Another lack of tactile feedback of membrane switches relates to the ability of the operator to reduce the force necessary to hold the switch in its activated position, and thereby receive a warning that the operating key surface is starting to move toward the inactive position. To be most useful, this tactile warning sensation must be provided before the switch becomes inactive; so that an operator may calibrate the pressure applied to the switch by decreasing the pressure to the point where the tactile warning signal is felt. Once this warning is felt, the operator then may slightly increase the pressure just enough to move past this warning pressure zone. This is important because it allows a switch operator to calibrate the activation foreseen; so that excessive force is not required to guarantee that the switch is not inadvertently released.
A second primary inherent weakness in membrane switch technology is that membrane switches have little or no hysteresis. Consequently, these switches are known to undergo what is known as "chatter". Chatter is a situation in which the switch oscillates between its activated "on"position and its inactivated or "off" position. Hysteresis, as frequently used with switches, is a situation in which the "on" and the "off" positions are physically different positions. For example, a switch with hysteresis might, on its downward travel, need to be depressed three-fourths of its possible total travel in order to enter its "on" position. Such a switch, however, may not return to its "off" position until it has traveled past one-half the way up or in the return direction. The separation of one-fourth the travel between the "on" position and the "off" position prevents a situation in which tiny oscillations can cause the switch to chatter or oscillate between the "on" and "off" positions with tiny movements. A membrane switch typically turns on and off as contact is made or broken between two membranes, one of which is being deformed in the switch operation so as to contact the other. This situation provides little or no mechanical hysteresis.

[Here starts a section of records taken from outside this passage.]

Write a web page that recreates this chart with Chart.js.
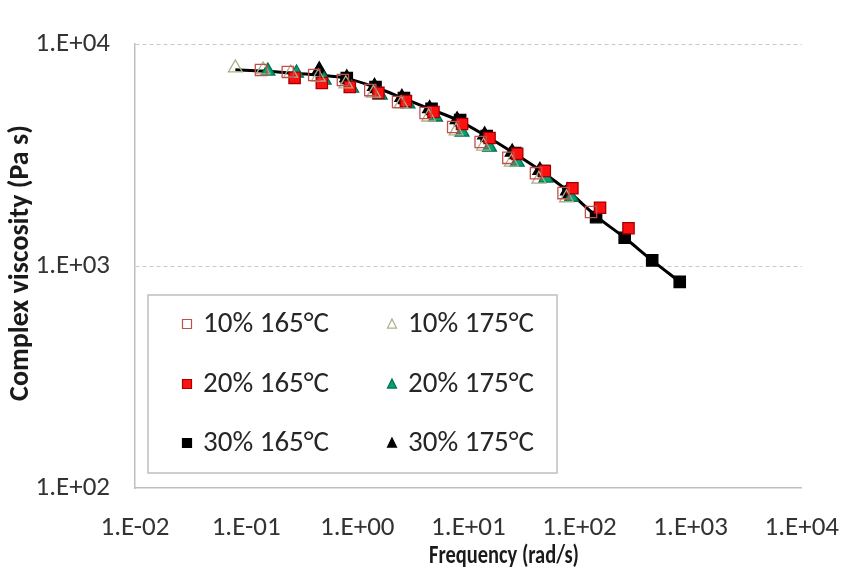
<!DOCTYPE html>
<html>
<head>
<meta charset="utf-8">
<script src="https://cdn.jsdelivr.net/npm/chart.js@4.4.1/dist/chart.umd.min.js"></script>
<style>
  html, body { margin: 0; padding: 0; background: #fff; }
  #wrap { width: 855px; height: 578px; }
</style>
</head>
<body>
<div id="wrap"><canvas id="chart" width="855" height="578"></canvas></div>
<script>
// axis ticks
const xTickValues = [0.01, 0.1, 1, 10, 100, 1000, 10000];
const xTickLabels = ["1.E-02", "1.E-01", "1.E+00", "1.E+01", "1.E+02", "1.E+03", "1.E+04"];
const yTickValues = [100, 1000, 10000];
const yTickLabels = ["1.E+02", "1.E+03", "1.E+04"];

const seriesNames = ["10% 165°C", "10% 175°C", "20% 165°C", "20% 175°C", "30% 165°C", "30% 175°C"];

// frequency (rad/s) and complex viscosity (Pa s)
const freq10_165 = [0.136, 0.237, 0.41, 0.743, 1.31, 2.33, 4.12, 7.3, 12.9, 22.9, 40.6, 71.8, 127];
const visc10_165 = [7640, 7480, 7250, 6880, 6200, 5480, 4890, 4230, 3620, 3070, 2620, 2130, 1750];

const freq10_175 = [0.08, 0.142, 0.252, 0.446, 0.789, 1.4, 2.48, 4.39, 7.76, 13.7, 24.4, 43.1, 76.4];
const visc10_175 = [7800, 7640, 7400, 7100, 6610, 6010, 5370, 4690, 4060, 3470, 2940, 2460, 2030];

const freq20_165 = [0.273, 0.48, 0.857, 1.55, 2.74, 4.85, 8.77, 15.5, 27.5, 48.7, 86.3, 153, 276];
const visc20_165 = [7040, 6670, 6400, 6020, 5530, 4940, 4360, 3770, 3200, 2680, 2240, 1830, 1480];

const freq20_175 = [0.157, 0.284, 0.504, 0.891, 1.61, 2.86, 5.06, 8.77, 15.5, 27.5, 49.8, 84.5];
const visc20_175 = [7550, 7400, 6880, 6330, 5890, 5370, 4690, 4010, 3430, 2940, 2490, 2040];

const freq30_165 = [0.805, 1.46, 2.63, 4.66, 8.43, 14.6, 26.4, 47.8, 79.6, 141, 255, 451, 798];
const visc30_165 = [7030, 6400, 5710, 5100, 4540, 3850, 3230, 2680, 2160, 1660, 1340, 1060, 848];

const freq30_175 = [0.455, 0.805, 1.43, 2.52, 4.48, 7.92, 14.0, 24.8, 44.0, 78.0];
const visc30_175 = [7650, 7050, 6450, 5750, 5120, 4560, 3900, 3260, 2700, 2180];

// master curve drawn through the points
const fitFreq = [0.08, 0.142, 0.25, 0.45, 0.8, 1.43, 2.55, 4.5, 8, 14.3, 25.5, 45, 80, 143, 255, 450, 800];
const fitVisc = [7650, 7550, 7400, 7250, 7000, 6400, 5720, 5100, 4540, 3860, 3230, 2680, 2160, 1670, 1340, 1060, 848];

const FONT = "Carlito, Lato, sans-serif";

function toPoints(xs, ys) {
  return xs.map((x, i) => ({ x, y: ys[i] }));
}

const markerStyles = [
  { shape: "rect", fill: "rgba(0,0,0,0)", stroke: "#C0504D" },
  { shape: "triangle", fill: "rgba(0,0,0,0)", stroke: "#ADAD88" },
  { shape: "rect", fill: "#FF1010", stroke: "#A00000" },
  { shape: "triangle", fill: "#00A276", stroke: "#00704F" },
  { shape: "rect", fill: "#000000", stroke: "#000000" },
  { shape: "triangle", fill: "#000000", stroke: "#000000" },
];

const seriesData = [
  toPoints(freq10_165, visc10_165),
  toPoints(freq10_175, visc10_175),
  toPoints(freq20_165, visc20_165),
  toPoints(freq20_175, visc20_175),
  toPoints(freq30_165, visc30_165),
  toPoints(freq30_175, visc30_175),
];

const datasets = seriesData.map((data, i) => ({
  label: seriesNames[i],
  data,
  showLine: false,
  pointStyle: markerStyles[i].shape,
  pointRadius: 8,
  pointBorderWidth: 1.3,
  pointBackgroundColor: markerStyles[i].fill,
  pointBorderColor: markerStyles[i].stroke,
}));

datasets.push({
  label: "fit",
  data: toPoints(fitFreq, fitVisc),
  showLine: true,
  borderColor: "#000",
  borderWidth: 3,
  pointRadius: 0,
  cubicInterpolationMode: "monotone",
});

function drawMarker(ctx, shape, x, y, size, fill, stroke) {
  ctx.beginPath();
  if (shape === "rect") {
    ctx.rect(x - size / 2, y - size / 2, size, size);
  } else {
    const h = size * 0.9;
    ctx.moveTo(x, y - h / 2 - 1);
    ctx.lineTo(x + size / 2, y + h / 2);
    ctx.lineTo(x - size / 2, y + h / 2);
    ctx.closePath();
  }
  ctx.fillStyle = fill;
  ctx.fill();
  ctx.lineWidth = 1.2;
  ctx.strokeStyle = stroke;
  ctx.stroke();
}

// text squeezed horizontally to a given width, like the reference
function drawFitted(ctx, text, x, y, width) {
  const w = ctx.measureText(text).width;
  ctx.save();
  ctx.translate(x, y);
  ctx.scale(Math.min(1, width / w), 1);
  ctx.fillText(text, 0, 0);
  ctx.restore();
}

const overlay = {
  id: "overlay",
  afterDraw(chart) {
    const ctx = chart.ctx;
    ctx.save();

    // legend box
    ctx.fillStyle = "#fff";
    ctx.fillRect(148, 295, 409, 178);
    ctx.strokeStyle = "#BFBFBF";
    ctx.lineWidth = 1.5;
    ctx.strokeRect(148, 295, 409, 178);

    const colX = [187, 392];
    const rowY = [324, 384, 443];
    ctx.font = "29px " + FONT;
    ctx.textBaseline = "middle";
    ctx.textAlign = "left";
    seriesNames.forEach((name, i) => {
      const cx = colX[i % 2];
      const cy = rowY[Math.floor(i / 2)];
      const m = markerStyles[i];
      drawMarker(ctx, m.shape, cx, cy, 9, m.fill === "rgba(0,0,0,0)" ? "#fff" : m.fill, m.stroke);
      ctx.fillStyle = "#262626";
      ctx.fillText(name, cx + 16, cy + 1);
    });

    // axis titles
    ctx.fillStyle = "#1a1a1a";
    ctx.font = "bold 27px " + FONT;
    ctx.textAlign = "center";
    drawFitted(ctx, "Frequency (rad/s)", 504, 556, 150);

    ctx.translate(21, 263);
    ctx.rotate(-Math.PI / 2);
    ctx.font = "bold 28px " + FONT;
    ctx.fillText("Complex viscosity (Pa s)", 0, 0);
    ctx.restore();
  },
};

new Chart(document.getElementById("chart"), {
  type: "scatter",
  data: { datasets },
  options: {
    responsive: false,
    animation: false,
    devicePixelRatio: 1,
    layout: { padding: { top: 44, right: 43, left: 0, bottom: 0 } },
    plugins: {
      legend: { display: false },
      tooltip: { enabled: false },
    },
    scales: {
      x: {
        type: "logarithmic",
        min: 0.01,
        max: 10000,
        afterBuildTicks: (scale) => {
          scale.ticks = xTickValues.map((value) => ({ value }));
        },
        afterFit: (scale) => {
          scale.height = 90;
        },
        ticks: {
          autoSkip: false,
          maxRotation: 0,
          padding: 16,
          color: "#333",
          font: { family: FONT, size: 27 },
          callback: (value) => xTickLabels[xTickValues.indexOf(value)],
        },
        grid: { display: false },
        border: { display: true, color: "#BFBFBF", width: 1.5 },
      },
      y: {
        type: "logarithmic",
        min: 100,
        max: 10000,
        afterBuildTicks: (scale) => {
          scale.ticks = yTickValues.map((value) => ({ value }));
        },
        afterFit: (scale) => {
          scale.width = 135;
        },
        ticks: {
          padding: 25,
          color: "#333",
          font: { family: FONT, size: 27 },
          callback: (value) => yTickLabels[yTickValues.indexOf(value)],
        },
        grid: {
          drawTicks: false,
          lineWidth: 1,
          color: (ctx) => (ctx.tick && ctx.tick.value === 100 ? "rgba(0,0,0,0)" : "#C8C8C8"),
        },
        border: { display: true, color: "#BFBFBF", width: 1.5, dash: [4, 3] },
      },
    },
  },
  plugins: [overlay],
});
</script>
</body>
</html>
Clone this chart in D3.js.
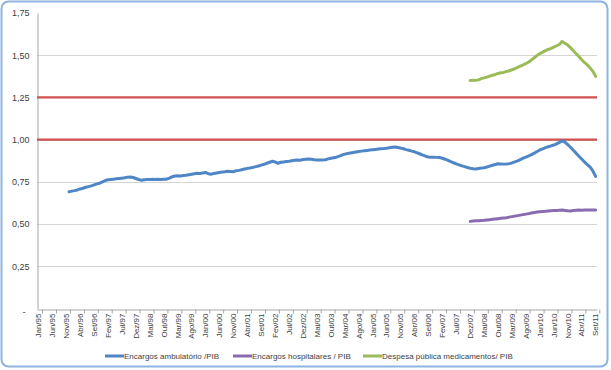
<!DOCTYPE html>
<html>
<head>
<meta charset="utf-8">
<script src="https://cdn.jsdelivr.net/npm/d3@7"></script>
<style>
  html, body { margin: 0; padding: 0; background: #fff; }
  svg { display: block; }
</style>
</head>
<body>
<svg id="chart" width="611" height="370"></svg>
<script>
const MONTH_NAMES = ['Jan', 'Fev', 'Mar', 'Abr', 'Mai', 'Jun', 'Jul', 'Ago', 'Set', 'Out', 'Nov', 'Dez'];
const YEARS = ['95', '96', '97', '98', '99', '00', '01', '02', '03', '04', '05', '06', '07', '08', '09', '10', '11'];
const LAST_CATEGORY = 'Set/11';

const tickLabels = ['Jan/95', 'Jun/95', 'Nov/95', 'Abr/96', 'Set/96', 'Fev/97', 'Jul/97', 'Dez/97', 'Mai/98', 'Out/98',
  'Mar/99', 'Ago/99', 'Jan/00', 'Jun/00', 'Nov/00', 'Abr/01', 'Set/01', 'Fev/02', 'Jul/02', 'Dez/02',
  'Mai/03', 'Out/03', 'Mar/04', 'Ago/04', 'Jan/05', 'Jun/05', 'Nov/05', 'Abr/06', 'Set/06', 'Fev/07',
  'Jul/07', 'Dez/07', 'Mai/08', 'Out/08', 'Mar/09', 'Ago/09', 'Jan/10', 'Jun/10', 'Nov/10', 'Abr/11', 'Set/11'];
const yTicks = [0, 0.25, 0.5, 0.75, 1.0, 1.25, 1.5, 1.75];

// Encargos ambulatório /PIB, monthly from Dez/95
const ambulatorioStart = 'Dez/95';
const ambulatorio = [
  0.692,
  0.695, 0.698, 0.702, 0.708, 0.712, 0.718, 0.722, 0.726, 0.732, 0.738, 0.742, 0.750,
  0.758, 0.762, 0.764, 0.766, 0.768, 0.770, 0.772, 0.774, 0.778, 0.779, 0.776, 0.770,
  0.764, 0.760, 0.763, 0.764, 0.764, 0.765, 0.764, 0.765, 0.764, 0.765, 0.766, 0.772,
  0.780, 0.785, 0.786, 0.785, 0.787, 0.789, 0.792, 0.795, 0.798, 0.801, 0.799, 0.803,
  0.806, 0.798, 0.795, 0.800, 0.803, 0.806, 0.808, 0.810, 0.813, 0.812, 0.810, 0.816,
  0.818, 0.822, 0.826, 0.830, 0.832, 0.836, 0.840, 0.844, 0.849, 0.854, 0.860, 0.866,
  0.872, 0.868, 0.860, 0.866, 0.868, 0.870, 0.872, 0.875, 0.878, 0.880, 0.878, 0.882,
  0.884, 0.886, 0.884, 0.881, 0.880, 0.879, 0.880, 0.881, 0.886, 0.890, 0.893, 0.896,
  0.902, 0.909, 0.914, 0.918, 0.921, 0.924, 0.927, 0.930, 0.932, 0.934, 0.936, 0.938,
  0.940, 0.942, 0.944, 0.946, 0.947, 0.949, 0.952, 0.955, 0.956, 0.953, 0.950, 0.946,
  0.941, 0.937, 0.932, 0.928, 0.922, 0.915, 0.908, 0.902, 0.897, 0.896, 0.896, 0.895,
  0.894, 0.890, 0.884, 0.877, 0.870, 0.863, 0.857, 0.851, 0.845, 0.840, 0.835, 0.831,
  0.828, 0.826, 0.829, 0.832, 0.834, 0.838, 0.843, 0.848, 0.853, 0.857, 0.856, 0.855,
  0.856, 0.858, 0.862, 0.868, 0.874, 0.882, 0.890, 0.897, 0.904, 0.911, 0.920, 0.930,
  0.939, 0.946, 0.953, 0.958, 0.963, 0.968, 0.975, 0.984, 0.993, 0.985, 0.970, 0.955,
  0.937, 0.920, 0.902, 0.885, 0.868, 0.852, 0.838, 0.815, 0.782
];

// Encargos hospitalares / PIB, monthly from Dez/07
const hospitalaresStart = 'Dez/07';
const hospitalares = [
  0.516,
  0.518, 0.519, 0.520, 0.521, 0.522, 0.524, 0.526, 0.528, 0.530, 0.532, 0.534, 0.536,
  0.538, 0.541, 0.544, 0.547, 0.550, 0.553, 0.556, 0.559, 0.562, 0.565, 0.568, 0.571,
  0.573, 0.575, 0.576, 0.578, 0.579, 0.580, 0.581, 0.582, 0.583, 0.581, 0.579, 0.578,
  0.580, 0.582, 0.583, 0.582, 0.583, 0.584, 0.584, 0.584, 0.584
];

// Despesa pública medicamentos/ PIB, monthly from Dez/07
const medicamentosStart = 'Dez/07';
const medicamentos = [
  1.350,
  1.352, 1.351, 1.354, 1.362, 1.366, 1.370, 1.376, 1.381, 1.386, 1.392, 1.396, 1.398,
  1.404, 1.408, 1.414, 1.420, 1.428, 1.436, 1.443, 1.451, 1.460, 1.472, 1.485, 1.499,
  1.510, 1.518, 1.527, 1.534, 1.540, 1.548, 1.556, 1.564, 1.582, 1.570, 1.560, 1.545,
  1.527, 1.509, 1.492, 1.473, 1.457, 1.443, 1.425, 1.405, 1.375
];

// horizontal reference lines
const referenceLevels = [1.00, 1.25];

const categories = [];
YEARS.forEach((yy) => MONTH_NAMES.forEach((m) => categories.push(`${m}/${yy}`)));
categories.length = categories.indexOf(LAST_CATEGORY) + 1;

const SERIES = [
  { name: 'Encargos ambulatório /PIB', start: ambulatorioStart, values: ambulatorio, color: '#4f86c6' },
  { name: 'Encargos hospitalares / PIB', start: hospitalaresStart, values: hospitalares, color: '#8a6bb0' },
  { name: 'Despesa pública medicamentos/ PIB', start: medicamentosStart, values: medicamentos, color: '#9bbb59' },
];

const FONT = "'Liberation Sans Narrow', 'Liberation Sans', Arial, sans-serif";
const PLOT = { left: 37, right: 597, top: 13, bottom: 308.5 };

const svg = d3.select('#chart');

// outer chart frame
svg.append('rect')
  .attr('x', 1.5).attr('y', 1.5).attr('width', 606).attr('height', 365)
  .attr('rx', 7).attr('ry', 7)
  .attr('fill', '#fff').attr('stroke', '#8db3e2').attr('stroke-width', 2);

const x = d3.scaleBand().domain(categories).range([PLOT.left, PLOT.right]);
const xc = (c) => x(c) + x.bandwidth() / 2;
const y = d3.scaleLinear().domain([0, 1.75]).range([PLOT.bottom, PLOT.top]);

// gridlines
svg.append('g').selectAll('line').data(yTicks.filter((t) => t > 0 && t < 1.75)).enter()
  .append('line')
  .attr('x1', PLOT.left).attr('x2', PLOT.right)
  .attr('y1', (d) => Math.round(y(d)) + 0.5).attr('y2', (d) => Math.round(y(d)) + 0.5)
  .attr('stroke', '#d4d4d4').attr('stroke-width', 1);

// y axis
const yAxis = d3.axisLeft(y).tickValues(yTicks).tickSize(0).tickPadding(8)
  .tickFormat((d) => (d === 0 ? '-' : d3.format('.2f')(d).replace('.', ',')));
const yAxisG = svg.append('g').attr('transform', `translate(${PLOT.left + 0.5},0)`).call(yAxis);
yAxisG.select('.domain').attr('stroke', '#a6a6a6');
yAxisG.selectAll('text').attr('font-family', FONT).attr('font-size', 9).attr('fill', '#404040');
yAxisG.selectAll('.tick').filter((d) => d === 0).select('text').attr('dx', -4).attr('dy', '0.7em');

// x axis
const xAxis = d3.axisBottom(x).tickValues(tickLabels).tickSize(0).tickPadding(0);
const xAxisG = svg.append('g').attr('transform', `translate(0,${Math.round(PLOT.bottom) + 0.5})`).call(xAxis);
xAxisG.select('.domain').attr('stroke', '#a6a6a6');
xAxisG.selectAll('.tick').append('line')
  .attr('x1', x.bandwidth() * 1.5).attr('x2', x.bandwidth() * 1.5)
  .attr('y1', 0).attr('y2', 4)
  .attr('stroke', '#a6a6a6');
xAxisG.selectAll('text')
  .attr('font-family', FONT).attr('font-size', 8).attr('fill', '#404040')
  .attr('transform', 'rotate(-90)')
  .attr('text-anchor', 'end')
  .attr('x', -4).attr('y', 0).attr('dy', '0.35em');

// reference lines
svg.append('g').selectAll('line').data(referenceLevels).enter()
  .append('line')
  .attr('x1', PLOT.left).attr('x2', PLOT.right)
  .attr('y1', (d) => y(d)).attr('y2', (d) => y(d))
  .attr('stroke', '#d0514e').attr('stroke-width', 2.25);

// series lines
const line = d3.line().x((d) => xc(d.cat)).y((d) => y(d.value));
SERIES.forEach((s) => {
  const i0 = categories.indexOf(s.start);
  const pts = s.values.map((v, k) => ({ cat: categories[i0 + k], value: v }));
  svg.append('path').datum(pts)
    .attr('d', line)
    .attr('fill', 'none')
    .attr('stroke', s.color)
    .attr('stroke-width', 3)
    .attr('stroke-linejoin', 'round')
    .attr('stroke-linecap', 'round');
});

// legend
const legendX = [105, 233, 363];
const legend = svg.append('g').attr('transform', 'translate(0,356)');
SERIES.forEach((s, i) => {
  const g = legend.append('g').attr('transform', `translate(${legendX[i]},0)`);
  g.append('line').attr('x1', 0).attr('x2', 19).attr('y1', 0).attr('y2', 0)
    .attr('stroke', s.color).attr('stroke-width', 3);
  g.append('text').attr('x', 19).attr('y', 0).attr('dy', '0.35em')
    .attr('font-family', FONT).attr('font-size', 8).attr('fill', '#404040')
    .text(s.name);
});
</script>
</body>
</html>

The most common method used to improve the tactile operation of membrane switches is to combine such switches with separate hard key caps and plungers. Additionally, such key caps and plungers are generally provided with a method of producing tactile feedback. An important and common example of this approach is used in membrane based computer keyboard. Frequently, in such keyboard applications, a separate key cap and plunger are supported above the membrane switch by a silicon collar. The silicon collar is designed to collapse non-linearly as pressure is applied to it. Specifically, as the collar is depressed, its resistance to motion increases up to a point where the collar collapses in a buckling manner. When this occurs, the resistance to motion through the collar decreases. This increase and subsequent reduction of force frequently is referred to as tactile breakaway. The disadvantages of this system are increased complexity of the overall keyboard switch device, increased size (particularly with respect to the depth parallel to the direction of travel), and the fact that the silicon collars weaken and change resistance with heavy usage, over time.
An approach to improving tactile feedback of a membrane switch is disclosed in the United States patent to Goll, U.S. Pat. No. 3,681,723. This patent employs magnets to repel a pair of membrane sheets from one another; so that a pre-established force must be overcome in order to close the switch. All of the other disadvantages of conventional membrane switches, however, are present with this switch, since the magnets do nothing more than hold the sheets apart, essentially aiding in the resilient tendency of the sheets to hold the switch contacts open.
A different approach is disclosed in the U.S. patent to Michalski U.S. Pat. No. 4,349,712. This patent provides a tactile feedback through the use of a "dome" in the membrane material. This dome provides a "snap-over" or "snap" action operation. The membrane of the switch in Michalski is not a flat membrane; and the materials employed must be more rigid or spring-like than the membranes which are used in many other membrane switches. The switch of Michalski, however, does provide an indication when the switch moves from its open position to its closed position; although this is a single "snap-over" type of operation. Because of the nature of the switch, however, chattering also inherently is reduced.
It is desirable to provide an improved membrane switch having reduced chattering and enhanced tactile feedback, which is simple, easy to manufacture, of relatively low cost, and which can be used in conjunction with standard membrane switch materials.